## Aim of the task
Pull out every line below containing the word "this".

## Data provided
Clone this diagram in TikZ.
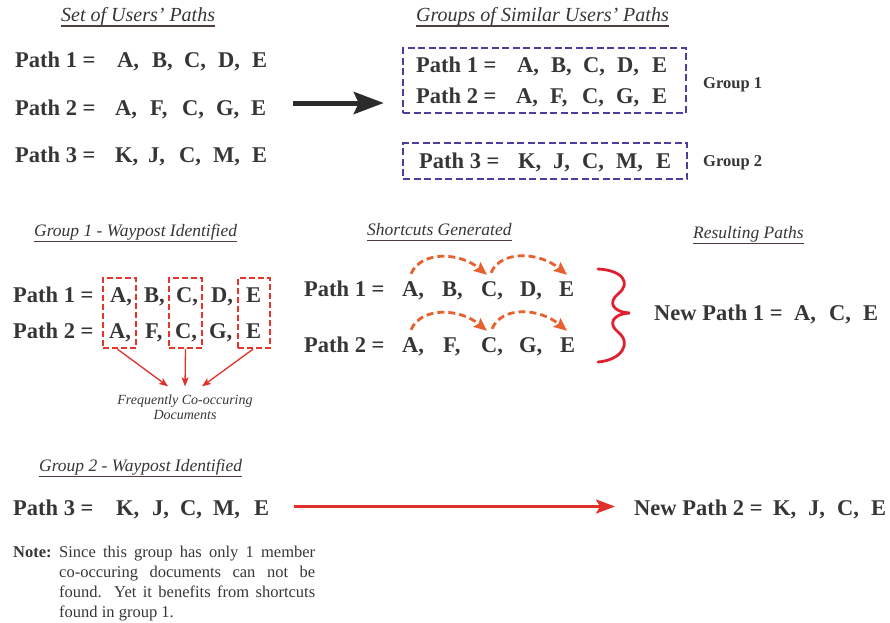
\documentclass[tikz,border=0pt]{standalone}
\usepackage{fontspec}
\setmainfont{Liberation Serif}
\usetikzlibrary{arrows.meta,calc}
\definecolor{txt}{HTML}{363636}
\definecolor{uln}{HTML}{4D3D3D}
\definecolor{grpblue}{HTML}{4A3F9F}
\definecolor{boxred}{HTML}{E5362E}
\definecolor{arrred}{HTML}{E0302A}
\definecolor{scorange}{HTML}{E8602C}
\definecolor{bracered}{HTML}{E02030}
\definecolor{blackarr}{HTML}{2B2B2B}
\newcommand\sq{{\char"0027}}
\tikzset{
  pl/.style={font=\fontsize{22.5}{27}\selectfont\bfseries, text=txt, anchor=base west, inner sep=0pt, text height=15pt, text depth=4pt},
  ttlA/.style={font=\fontsize{20}{24}\selectfont\itshape, text=txt, anchor=base west, inner sep=0pt},
  ttlB/.style={font=\fontsize{17.5}{21}\selectfont\itshape, text=txt, anchor=base west, inner sep=0pt},
  uline/.style={draw=uln, line width=1.2pt},
  grpbox/.style={draw=grpblue, line width=2.4pt, dash pattern=on 7pt off 3.5pt, inner sep=0pt},
  redbox/.style={draw=boxred, line width=2.4pt, dash pattern=on 6pt off 3pt, inner sep=0pt},
  glbl/.style={font=\fontsize{16.5}{20}\selectfont\bfseries, text=txt, anchor=base west, inner sep=0pt},
  fcdstyle/.style={font=\fontsize{14}{15}\selectfont\itshape, text=txt, align=center, inner sep=0pt},
  redarr/.style={draw=arrred, line width=1.3pt, -{Stealth[length=9pt,width=7pt,inset=2pt]}},
  scarr/.style={draw=scorange, line width=2.8pt, dash pattern=on 7pt off 4pt, -{Stealth[length=13pt,width=11pt,inset=2pt]}},
  bracestyle/.style={draw=bracered, line width=2.8pt, line cap=round},
  bigarr/.style={draw=blackarr, line width=5pt, -{Stealth[length=30pt,width=22pt,inset=5pt]}},
  redbig/.style={draw=arrred, line width=3pt, -{Stealth[length=19pt,width=14pt,inset=4pt]}},
  notebold/.style={font=\fontsize{16.5}{20}\selectfont\bfseries, text=txt, anchor=base west, inner sep=0pt},
  notetxt/.style={font=\fontsize{16.5}{20}\selectfont, text=txt, anchor=base west, inner sep=0pt},
}
\newcommand\prow[5]{%
  \node[pl] (#1-0) at (#2,#3) {#4};
  \foreach \xx/\ll [count=\i] in {#5} {\node[pl] (#1-\i) at (\xx,#3) {\ll\ifnum\i<5,\fi};}%
}
\newcommand\ttlu[5]{%
  \node[#1] (#2) at (#3,#4) {#5};
  \draw[uline] ([yshift=-5pt]#2.base west) -- ([yshift=-5pt]#2.base east);%
}
\begin{document}
\begin{tikzpicture}[x=1pt,y=-1pt]
\path[use as bounding box] (0,0) rectangle (890,622);

% ---- Top section ----
\ttlu{ttlA}{tset}{61}{21}{Set of Users\sq{} Paths}
\ttlu{ttlA}{tgrp}{416}{21}{Groups of Similar Users\sq{} Paths}

\prow{t1}{15}{67}{Path 1 =}{117/A,152/B,184/C,218/D,252/E}
\prow{t2}{15}{115}{Path 2 =}{115/A,150/F,182/C,216/G,251/E}
\prow{t3}{15}{162}{Path 3 =}{115/K,148/J,179/C,213/M,252/E}

\node[grpbox, minimum width=283pt, minimum height=65pt] (g1) at (544.5,80.5) {};
\node[grpbox, minimum width=284pt, minimum height=36pt] (g2) at (545,161) {};
\prow{ga}{416}{72}{Path 1 =}{517/A,551/B,583/C,617/D,652/E}
\prow{gb}{416}{103}{Path 2 =}{516/A,550/F,582/C,616/G,652/E}
\prow{gc}{419}{168}{Path 3 =}{518/K,553/J,582/C,616/M,656/E}
\node[glbl] (gl1) at (703,88.5) {Group 1};
\node[glbl] (gl2) at (703,166.5) {Group 2};

\coordinate (ast) at ([xshift=27pt,yshift=6.5pt]t2-5.east);
\draw[bigarr] (ast) -- ($(ast -| g1.west)+(-18,0)$);

% ---- Group 1 waypost ----
\ttlu{ttlB}{tw1}{34}{236.5}{Group 1 - Waypost Identified}
\prow{w1}{13}{302}{Path 1 =}{110/A,144/B,176/C,211/D,246/E}
\prow{w2}{13}{338}{Path 2 =}{109/A,145/F,175/C,209/G,246/E}
\node[redbox, minimum width=33pt, minimum height=70pt] (wa) at (119.5,313) {};
\node[redbox, minimum width=33pt, minimum height=70pt] (wc) at (185.5,313) {};
\node[redbox, minimum width=32pt, minimum height=70pt] (we) at (254,313) {};
\node[fcdstyle] (fcd) at (185,407) {Frequently Co-occuring\\Documents};
\draw[redarr] ([xshift=-2pt]wa.south) -- ([xshift=-17pt,yshift=8pt]fcd.north);
\draw[redarr] (wc.south) -- ([yshift=8pt]fcd.north);
\draw[redarr] ([xshift=-1pt]we.south) -- ([xshift=17pt,yshift=8pt]fcd.north);

% ---- Shortcuts ----
\ttlu{ttlB}{tsc}{367}{235.5}{Shortcuts Generated}
\prow{s1}{304}{296}{Path 1 =}{402/A,442/B,481/C,520/D,559/E}
\prow{s2}{304}{352}{Path 2 =}{402/A,443/F,481/C,519/G,560/E}
\draw[scarr] ([xshift=9pt,yshift=7pt]s1-1.north west) .. controls +(10,-23) and +(-28,-23) .. ([xshift=6pt,yshift=6pt]s1-3.north west);
\draw[scarr] ([xshift=10pt,yshift=8pt]s1-3.north west) .. controls +(10,-23) and +(-28,-23) .. ([xshift=8pt,yshift=6pt]s1-5.north west);
\draw[scarr] ([xshift=9pt,yshift=7pt]s2-1.north west) .. controls +(10,-23) and +(-28,-23) .. ([xshift=6pt,yshift=6pt]s2-3.north west);
\draw[scarr] ([xshift=11pt,yshift=8pt]s2-3.north west) .. controls +(10,-23) and +(-28,-23) .. ([xshift=7pt,yshift=6pt]s2-5.north west);

\draw[bracestyle] (598,269) .. controls (622,270) and (632,283) .. (618,294)
  .. controls (608,302) and (612,312) .. (630,313)
  .. controls (612,314) and (608,324) .. (618,332)
  .. controls (632,343) and (622,360) .. (598,362);

\ttlu{ttlB}{trp}{693}{238.5}{Resulting Paths}
\node[pl] (np1-0) at (654,320) {New Path 1 =};
\node[pl] (np1-1) at (794,320) {A,};
\node[pl] (np1-2) at (829,320) {C,};
\node[pl] (np1-3) at (863,320) {E};

% ---- Group 2 ----
\ttlu{ttlB}{tw2}{39}{471.5}{Group 2 - Waypost Identified}
\prow{b}{13}{515}{Path 3 =}{116/K,152/J,180/C,213/M,254/E}
\node[pl] (np2-0) at (634,515) {New Path 2 =};
\node[pl] (np2-1) at (773,515) {K,};
\node[pl] (np2-2) at (808,515) {J,};
\node[pl] (np2-3) at (837,515) {C,};
\node[pl] (np2-4) at (871,515) {E};
\draw[redbig] ([xshift=25pt,yshift=3pt]b-5.east) -- ([xshift=-19pt,yshift=3pt]np2-0.west);

\node[notebold] (nb) at (13,557) {Note:};
\node[notetxt] (n1) at (59,557) {\makebox[256pt][s]{Since this group has only 1 member}};
\node[notetxt] (n2) at (59,577) {\makebox[256pt][s]{co-occuring documents can not be}};
\node[notetxt] (n3) at (59,597) {\makebox[256pt][s]{found. Yet it benefits from shortcuts}};
\node[notetxt] (n4) at (59,617) {found in group 1.};
\end{tikzpicture}
\end{document}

## Written reply
Clone this diagram in TikZ.
\node[notetxt] (n1) at (59,557) {\makebox[256pt][s]{Since this group has only 1 member}};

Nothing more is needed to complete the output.